The Russian Orthodox Monastery in Jordanville, NY

Jordanville, NY, is in the middle of nowhere. Really. I think it is nothing more than a four-corner settlement with a library. But it does have two interesting landmarks that dot the rolling hillsides: a castle and a monastery. We went to see the monastery in the early spring of 2006.

Jordanville Monastery-1

This area of the Mohawk Valley is home to a large number of Russian immigrants, most of whom emigrated to America during times of religious persecution under Joseph Stalin (hiss, hiss). My stepfather was Russian Jewish, so I have a natural interest in Russian history. (My step-dad also said Russian monks made the best wines, and I think he was in part of some kind of Russian wine of the month club, lol).

The monastery was founded in 1928.

We had hoped to be able to enter the church and look inside. But a sign at the gate forbade women wearing pants to enter. Nuts. We drove around the front and snapped a few pictures. I got a shot of a beautiful mosaic over the doors. The halos above the apostles’ heads are made of gold mosaic tile. Click the photo to see a larger one with more detail.
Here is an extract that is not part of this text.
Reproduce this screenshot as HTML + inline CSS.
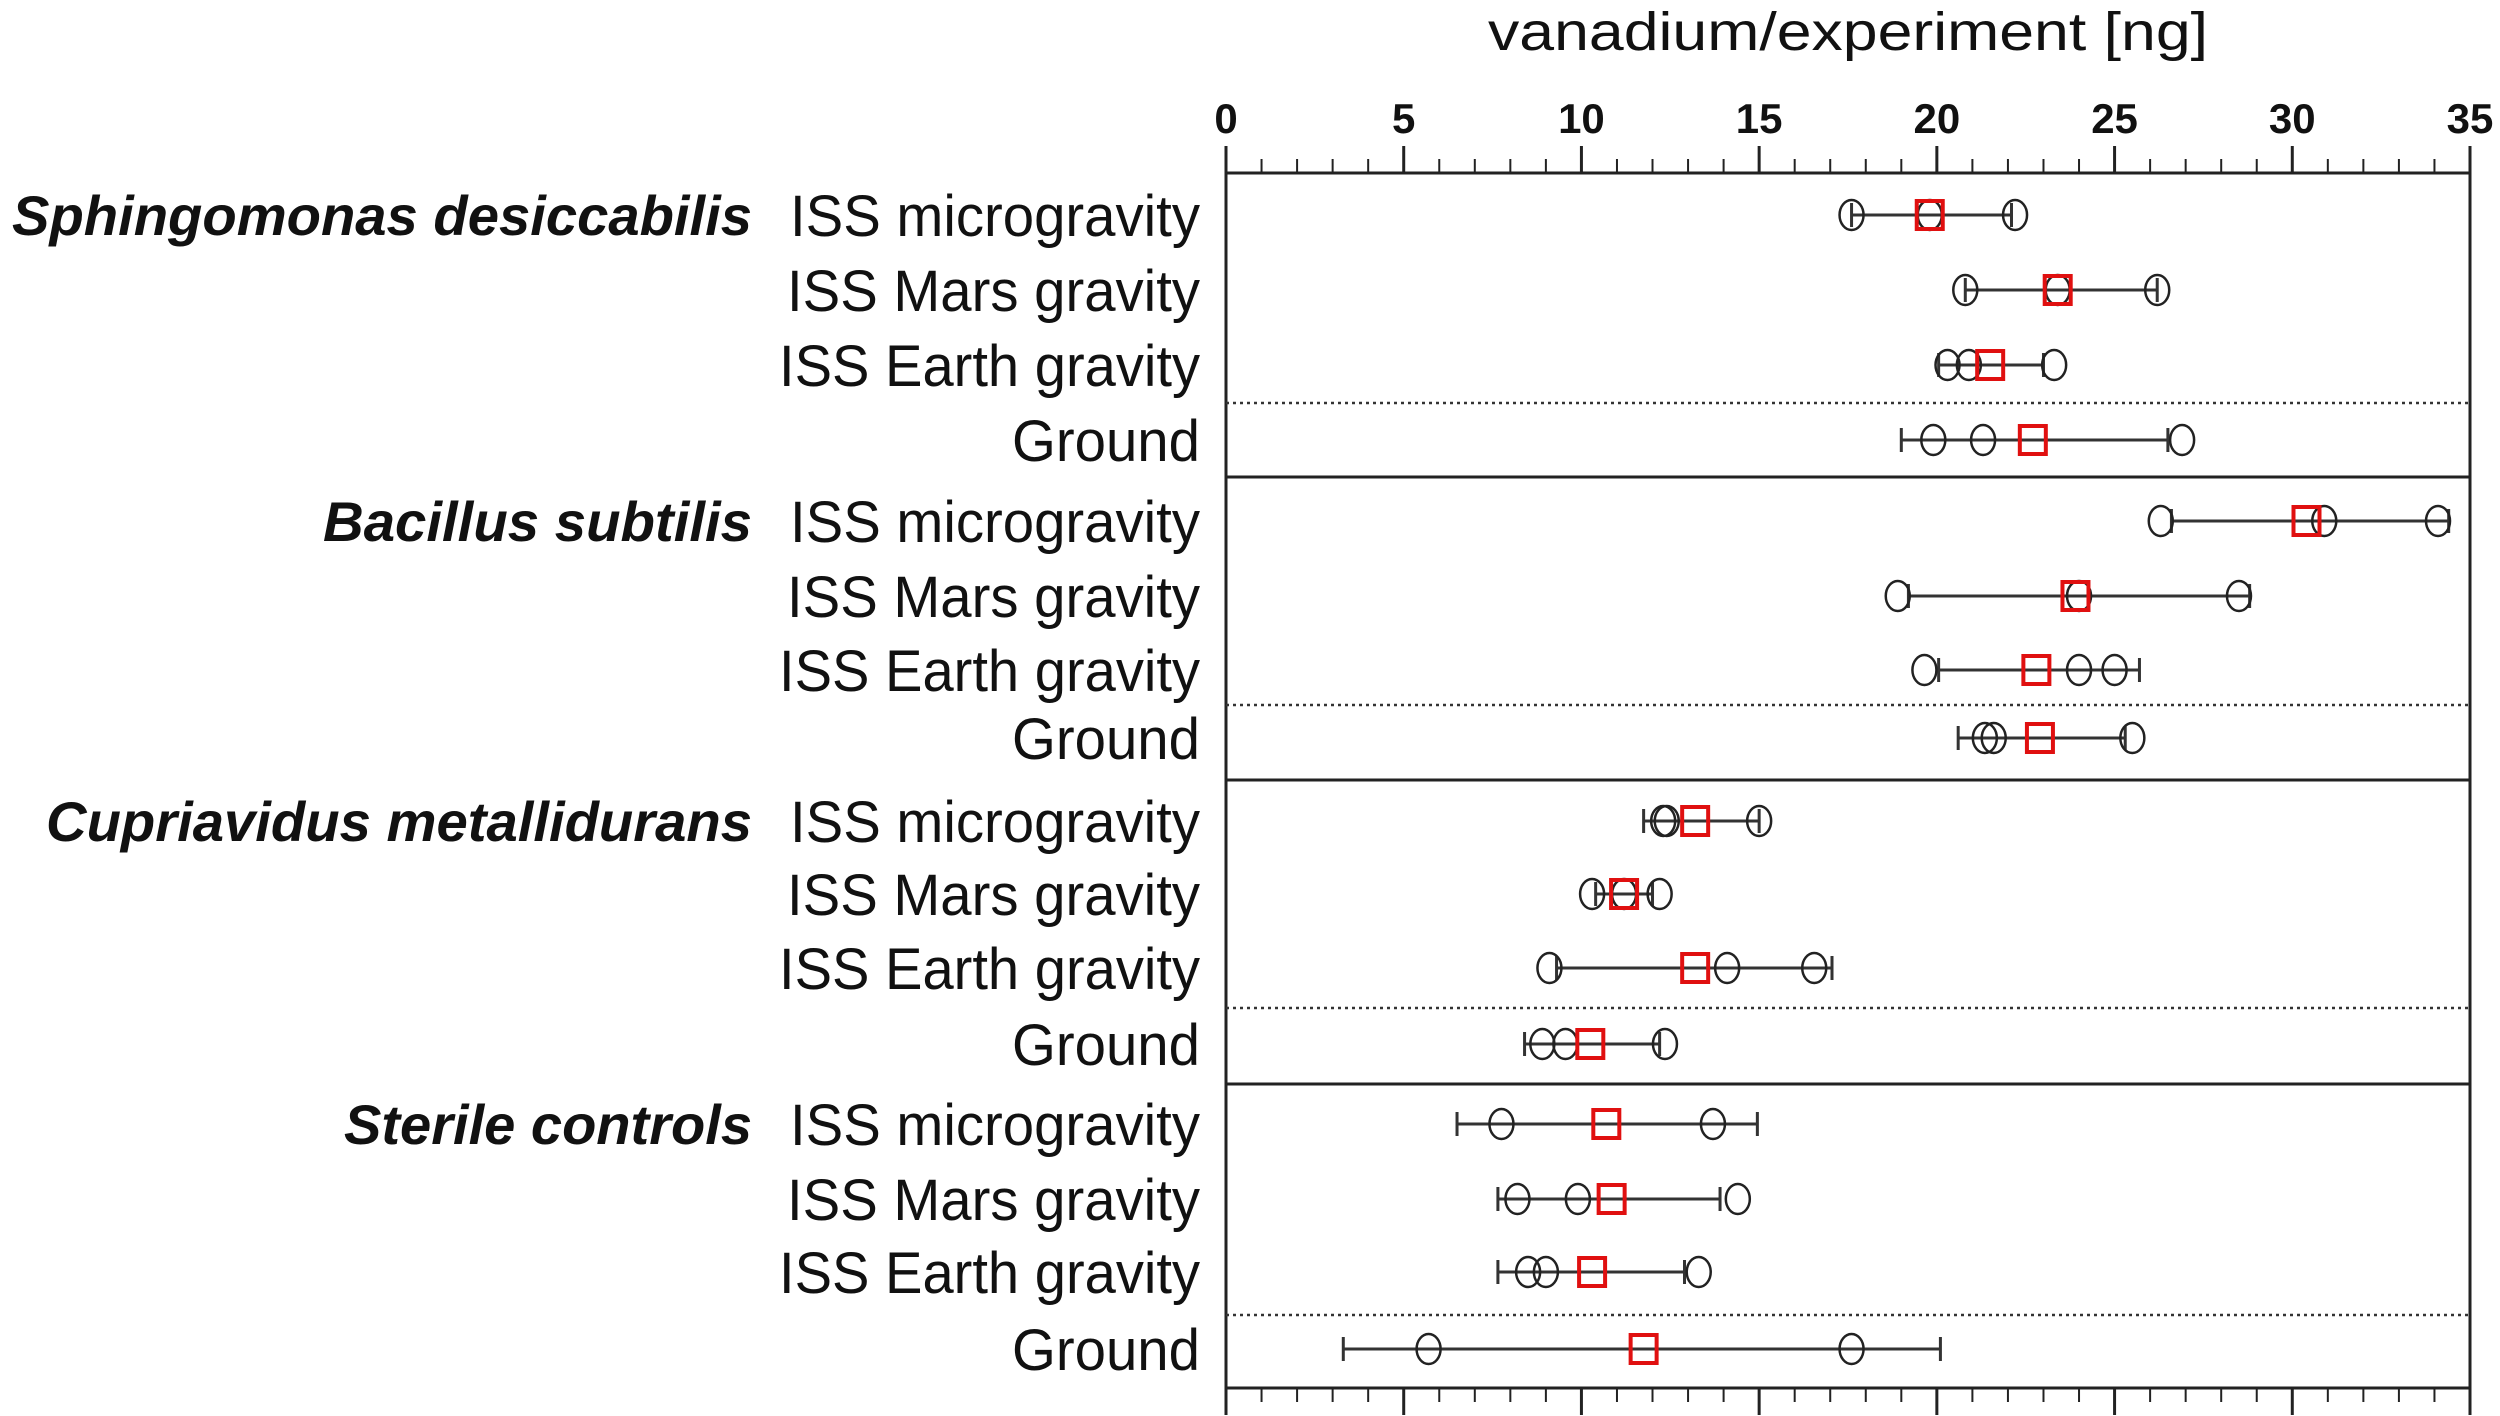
<!DOCTYPE html>
<html><head><meta charset="utf-8"><style>html,body{margin:0;padding:0;background:#fff}svg{display:block}</style></head>
<body>
<svg id="chart" width="2500" height="1416" xmlns="http://www.w3.org/2000/svg" font-family="Liberation Sans, sans-serif">
<g id="g"></g>
</svg>
<script>
const species=["Sphingomonas desiccabilis","Bacillus subtilis","Cupriavidus metallidurans","Sterile controls"];
const speciesWidths=[740,429,706,408];
const conditions=["ISS microgravity","ISS Mars gravity","ISS Earth gravity","Ground"];
const points=[
 [[17.6,19.8,22.2],[20.8,23.4,26.2],[20.3,20.9,23.3],[19.9,21.3,26.9]],
 [[26.3,30.9,34.1],[18.9,24.0,28.5],[19.65,24.0,25.0],[21.35,21.6,25.5]],
 [[12.3,12.4,15.0],[10.3,11.2,12.2],[9.1,14.1,16.55],[8.9,9.55,12.35]],
 [[7.75,13.7],[8.2,9.9,14.4],[8.5,9.0,13.3],[5.7,17.6]]
];
const means=[[19.8,23.4,21.5,22.7],[30.4,23.9,22.8,22.9],[13.2,11.2,13.2,10.25],[10.7,10.85,10.3,11.75]];
const errLow=[[17.6,20.8,20.05,19.0],[26.6,19.2,20.05,20.6],[11.75,10.4,9.3,8.4],[6.5,7.65,7.65,3.3]];
const errHigh=[[22.1,26.2,23.0,26.5],[34.4,28.8,25.7,25.3],[15.0,12.0,17.05,12.2],[14.95,13.9,12.9,20.1]];
const tickLabels=[0,5,10,15,20,25,30,35];

const NS="http://www.w3.org/2000/svg";
const g=document.getElementById('g');
const X0=1226,X1=2470,TOP=173,BOT=1388;
const xs=v=>X0+(v/35)*(X1-X0);
const rowY=[[215,290,365,440],[521,596,670,738],[821,894,968,1044],[1124,1199,1272,1349]];
const dotY=[403,705,1008,1315];
const solidY=[477,780,1084];
const condW=[410,413,421,188];
function el(t,a,p){const e=document.createElementNS(NS,t);for(const k in a)e.setAttribute(k,a[k]);(p||g).appendChild(e);return e;}

// title
let t=el('text',{x:1488,y:50,'font-size':54,textLength:720,lengthAdjust:'spacingAndGlyphs',fill:'#111'});
t.textContent='vanadium/experiment [ng]';



// frame
let fr=el('rect',{x:X0,y:TOP,width:X1-X0,height:BOT-TOP,fill:'none',stroke:'#222','stroke-width':3});



// ticks
for(let v=0;v<=35;v++){
  const major=v%5===0;const x=xs(v);
  let a=el('line',{x1:x,x2:x,y1:TOP,y2:TOP-(major?27:14),stroke:'#222','stroke-width':major?3:2});
  
  
  let b=el('line',{x1:x,x2:x,y1:BOT,y2:BOT+(major?27:14),stroke:'#222','stroke-width':major?3:2});
  
  
}
tickLabels.forEach(v=>{
  let l=el('text',{x:xs(v),y:133,'font-size':42,'font-weight':'bold','text-anchor':'middle',fill:'#111'});
  l.textContent=v;
  
  
});

// separators
solidY.forEach(y=>{let l=el('line',{x1:X0,x2:X1,y1:y,y2:y,stroke:'#222','stroke-width':3});
  
  });
dotY.forEach(y=>{let l=el('line',{x1:X0,x2:X1,y1:y,y2:y,stroke:'#333','stroke-width':2.5,'stroke-dasharray':'3 4'});
  
  });

species.forEach((s,i)=>{
  let st=el('text',{x:752-speciesWidths[i],y:rowY[i][0]+20,'font-size':56,'font-weight':'bold','font-style':'italic',textLength:speciesWidths[i],lengthAdjust:'spacingAndGlyphs',fill:'#111'});
  st.textContent=s;
  
  
  conditions.forEach((c,j)=>{
    const y=rowY[i][j];
    let ct=el('text',{x:1200-condW[j],y:y+21,'font-size':58,textLength:condW[j],lengthAdjust:'spacingAndGlyphs',fill:'#111'});
    ct.textContent=c;
    
    
    const lo=xs(errLow[i][j]),hi=xs(errHigh[i][j]);
    let eb=el('path',{d:`M${lo} ${y}H${hi}M${lo} ${y-12}V${y+12}M${hi} ${y-12}V${y+12}`,stroke:'#333','stroke-width':3,fill:'none'});
    
    
    points[i][j].forEach(v=>{
      let c2=el('ellipse',{cx:xs(v),cy:y,rx:12,ry:15,fill:'none',stroke:'#222','stroke-width':2.5});
      
      
    });
    let sq=el('rect',{x:xs(means[i][j])-13,y:y-14,width:26,height:28,fill:'none',stroke:'#e01010','stroke-width':4});
    
    
  });
});
</script>
</body></html>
Monastery Mosaic of Apostles-1

More colorful mosaics were to be found beyond this exquisite gate. I was not bold enough to enter through the gate, but I took this picture.

Monastery Church Gate-1

I also took a quick snapshot of the glorious golden onion dome, so typical of the orthodox style.

Monastery CloseUp Top-1

It was a nice visit, even though we did not get to go in the buildings. The kids and I are currently studying ancient world cultures and Church History. We have just finished reading about the fall of the Roman Empire and the invasion of the Northern tribes, and started learning about the formation of the Catholic and Orthodox Churches. It is good to see their artwork and religious style first-hand, rather than relying only on pictures in books.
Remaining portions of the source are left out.